Describe for participants the well-known “U curve of cultural adaptation.” A clear understanding of the phases of culture shock—honeymoon (exhilaration), conflict (depression) and recovery (adjustment and balance)—aids students in coping with culture shock and assists program staff in recognizing psychological problems of different underlying natures. Encourage students to keep a journal of their personal experiences and to take photographs, and to correspond with friends and family.

Excellent resource materials exist for program staff and student participants. The following print volumes are useful, but some are intended for a broad audience of travelers (students, established researchers and other professionals):

Black, J.S., and H.B. Gregersen 1999. So You’re Coming Home. Global Business Publishers: San Diego, CA. 233pp. ISBN 0-9663180-3-X

Black, J.S., and H.B. Gregersen 1998. So You’re Going Overseas. Global Business Publishers: San Diego, CA. 201pp. ISBN 0-9663180-0-5

Carlson, J.S., B.B. Burn, J. Useem and D. Yachimowicz 1990. Study Abroad: The Experience of American Undergraduates. Greenwood Press: Westport, CT. 264pp. ISBN 0-313-27385-5

Storti, C. 2001. The Art of Coming Home. Nicholas Brealey Publishing/Intercultural Press: Yarmouth, ME. 203pp. ISBN 1-85788-297-0

Storti, C. 2001. The Art of Crossing Cultures, 2nd Edition. Nicholas Brealey Publishing/Intercultural Press: Yarmouth, ME. 153pp. ISBN 1-85788-296-2

The following Web-based references are particularly appropriate for student audiences and for international REU program staff: [culture shock] [reverse culture shock] [reverse culture shock] [culture shock]
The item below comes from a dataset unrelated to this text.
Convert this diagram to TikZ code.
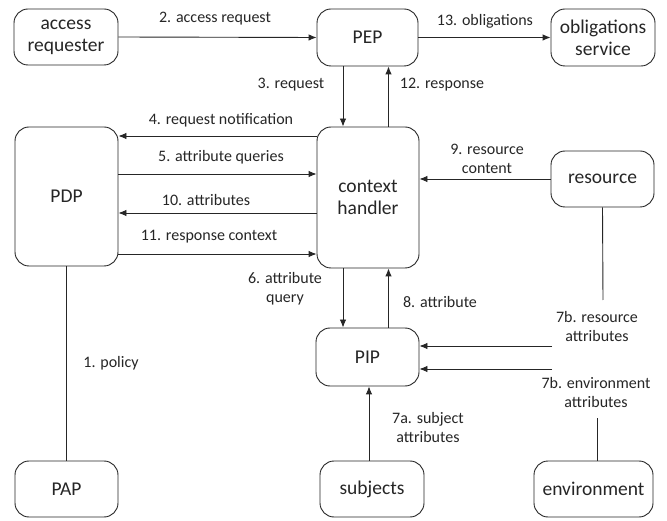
\documentclass[tikz,border=0pt]{standalone}
\usepackage{fontspec}
\setmainfont{Carlito}
\usetikzlibrary{arrows.meta}
\begin{document}
\begin{tikzpicture}[x=1pt,y=-1pt,
  box/.style={draw=black!85, line width=0.9pt, rounded corners=14pt, inner sep=0pt,
    align=center, text=black!85, font=\fontsize{19.5}{22}\selectfont},
  lbl/.style={inner sep=0pt, align=center, text=black!85, font=\fontsize{16}{19}\selectfont},
  arr/.style={draw=black!85, line width=0.9pt, -{Latex[length=8pt,width=6.5pt]}},
  ln/.style={draw=black!85, line width=0.9pt}]
\useasboundingbox (0,0) rectangle (667,521);
\fill[white] (0,0) rectangle (667,521);

% components
\node[box, minimum width=104pt, minimum height=56pt] (ar)  at (66,37)    {access\\requester};
\node[box, minimum width=101pt, minimum height=57pt] (pep) at (367.5,37.5) {PEP};
\node[box, minimum width=104pt, minimum height=57pt] (obl) at (603,37.5) {obligations\\service};
\node[box, minimum width=103pt, minimum height=139pt] (pdp) at (66.5,196.5) {PDP};
\node[box, minimum width=102pt, minimum height=141pt] (ch) at (368,197.5) {context\\handler};
\node[box, minimum width=103pt, minimum height=56pt] (res) at (602.5,179) {resource};
\node[box, minimum width=103pt, minimum height=58pt] (pip) at (367.5,357) {PIP};
\node[box, minimum width=103pt, minimum height=56pt] (pap) at (66.5,489) {PAP};
\node[box, minimum width=104pt, minimum height=56pt] (sub) at (372,489) {subjects};
\node[box, minimum width=119pt, minimum height=56pt] (env) at (593.5,489) {environment};

% helper rows / columns for parallel connectors
\coordinate (r4)  at (0,136);
\coordinate (r5)  at (0,174);
\coordinate (r10) at (0,213);
\coordinate (r11) at (0,254);
\coordinate (cdown) at (343,0);
\coordinate (cup)   at (388.5,0);
\coordinate (c7a)   at (369,0);
\coordinate (resend) at (603,300);
\coordinate (envend) at (597,418);
\coordinate (r7b1) at (552,346);
\coordinate (r7b2) at (552,369);

% connectors
\draw[arr] (ar.east) -- (pep.west);
\draw[arr] (pep.east) -- (obl.west);
\draw[arr] (pep.south -| cdown) -- (ch.north -| cdown);
\draw[arr] (ch.north -| cup) -- (pep.south -| cup);
\draw[arr] (ch.west |- r4) -- (pdp.east |- r4);
\draw[arr] (pdp.east |- r5) -- (ch.west |- r5);
\draw[arr] (ch.west |- r10) -- (pdp.east |- r10);
\draw[arr] (pdp.east |- r11) -- (ch.west |- r11);
\draw[arr] (res.west) -- (ch.east |- res.west);
\draw[ln]  (res.south) -- (resend);
\draw[arr] (ch.south -| cdown) -- (pip.north -| cdown);
\draw[arr] (pip.north -| cup) -- (ch.south -| cup);
\draw[arr] (r7b1) -- (pip.east |- r7b1);
\draw[arr] (r7b2) -- (pip.east |- r7b2);
\draw[ln]  (envend) -- (env.north -| envend);
\draw[arr] (sub.north -| c7a) -- (pip.south -| c7a);
\draw[ln]  (pdp.south) -- (pap.north);

% connector labels
\node[lbl] (l2)  at (215,19)  {2. access request};
\node[lbl] (l13) at (485,21)  {13. obligations};
\node[lbl] (l3)  at (291,85)  {3. request};
\node[lbl] (l12) at (442,85)  {12. response};
\node[lbl] (l4)  at (221,120) {4. request notification};
\node[lbl] (l5)  at (221,157) {5. attribute queries};
\node[lbl] (l10) at (206,200) {10. attributes};
\node[lbl] (l11) at (209,237) {11. response context};
\node[lbl] (l9)  at (487,159) {9. resource\\content};
\node[lbl] (l6)  at (285,289) {6. attribute\\query};
\node[lbl] (l8)  at (440,302) {8. attribute};
\node[lbl] (l7r) at (597,327) {7b. resource\\attributes};
\node[lbl] (l7e) at (596,393) {7b. environment\\attributes};
\node[lbl] (l7a) at (428,428) {7a. subject\\attributes};
\node[lbl] (l1)  at (111,363) {1. policy};
\end{tikzpicture}
\end{document}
6.8.2 Discuss reverse culture shock in a pre-return briefing
Prior to departure from the international site, review with participants their cross-cultural experiences and their management of culture shock. Introduce them to the reverse culture shock that they will individually and variably experience upon return (disengagement from the host lab situation, euphoria upon return to home, alienation among peers, and readjustment to the home culture) and to the coping strategies that exist for them (for example, involvement with international programming and student groups on campus or continued foreign language study). Use the resources listed above (Section 6.8.1).